A difficulty with the moral life is that things meant for good can be twisted: like bread from stones and the powers of the world falling under Jesus’ reign. God is mysterious and evasive; idols are clear and tangible. As Chris Hedges writes:
“Idols comfort us, reassure us and empower us. They can be understood. Idols appear, when we worship them, to give us what we want. It is easier to have idols. It is harder to trust in the unknown, in the darkness, in the voice answering Moses’ request for revelation with the words: I AM WHO I AM”. (Losing Moses on the Freeway, p. 40.)
Sometimes we see through them. Following 9/11, when we were told to restore hope by going shopping, the shallowness of it all was overwhelming. Hope by consuming is glaringly inadequate. Most often idolatry is much more subtle and dangerous.
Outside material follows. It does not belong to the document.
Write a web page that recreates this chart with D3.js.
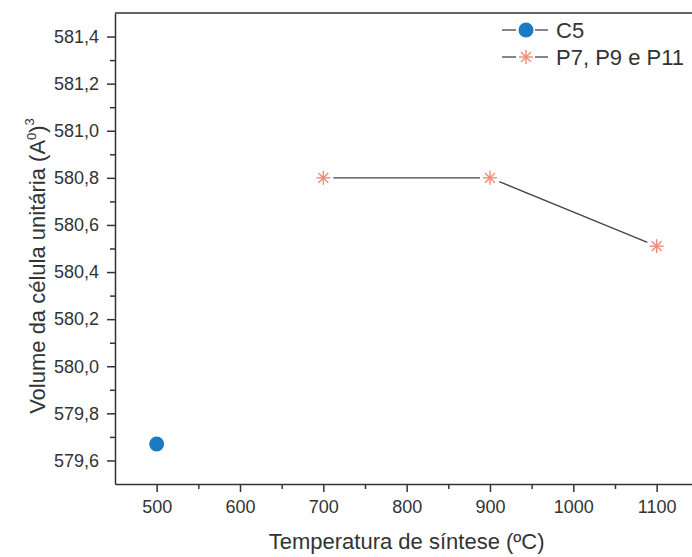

One of the tough ones is the idolatry of being good and virtuous. This is complicated and I venture into this domain with some trepidation out of fear of being misunderstood. There is no doubt in my mind that the Spirit of God calls us to justice, goodness and to lives of virtue. Faith calls us to goodness but... let me try this out in story form.
Some years back I remember a sign in a church fellowship hall that announced a special effort to help some disadvantaged persons. “We want to help” was the call and the energy. As I read more and listened to people I couldn’t help but wonder if the desire to be helpful wasn’t greater than the hope that the others would find life and independence. I know well of the satisfaction that comes with helping and being meaningfully connected with people seeking to improve their lives. I chose to be a minister in part because of the joy of such connections but, at the end, the purpose of my help is not about me. It feels good and is satisfying to help others but do we go off to the Stanton Center or Haiti to feel good or to be conduits of what God is doing in the lives of others?
Early in his life Chris Hedges went off to the extremely poor and violent neighborhood of Roxbury, Massachusetts to live and work in the ghetto. He was a student at Harvard Divinity School but instead of the dorm, he chose to live in a formerly abandoned manse in Roxbury. He had all good intentions and worked hard. He wanted to make a difference. Hedges writes; “All this was a long time ago. It was a time I dreamed of being good. But this was the idolatry of self, the worship not of God but of my virtue.” (Ibid., p. )
This idolatry of goodness before God and virtue before the complexities of the world swirls around perspectives of humbleness and openness. There is also the question of trust and faith. Is my trust placed with my ability to be good or in God? Or to be a bit crass: Does the hope of that child on Clay Street or in mountains of rural Haiti rest in some rich person’s generosity or in the justice and mercy of God? These perspectives on life turn on the sense of good fortune as blessing or as entitlement, as a product of mercy or possessed as supposed achievement. These complex relationships can also be summed up in another, very short story: the “uneducated” vendor I met in SOWETO spoke five languages.
We are invited to find our way... a faithful way, in the presence of God--one God, a God not of our design. One God, not all the little godlets of our own making but one God whom alone we worship and serve. Idols keep us at a distance from God and one another; God welcomes us to wonder, mystery and communion.
“I am the Lord your God who brought you out of slavery. .... You shall have no other gods.”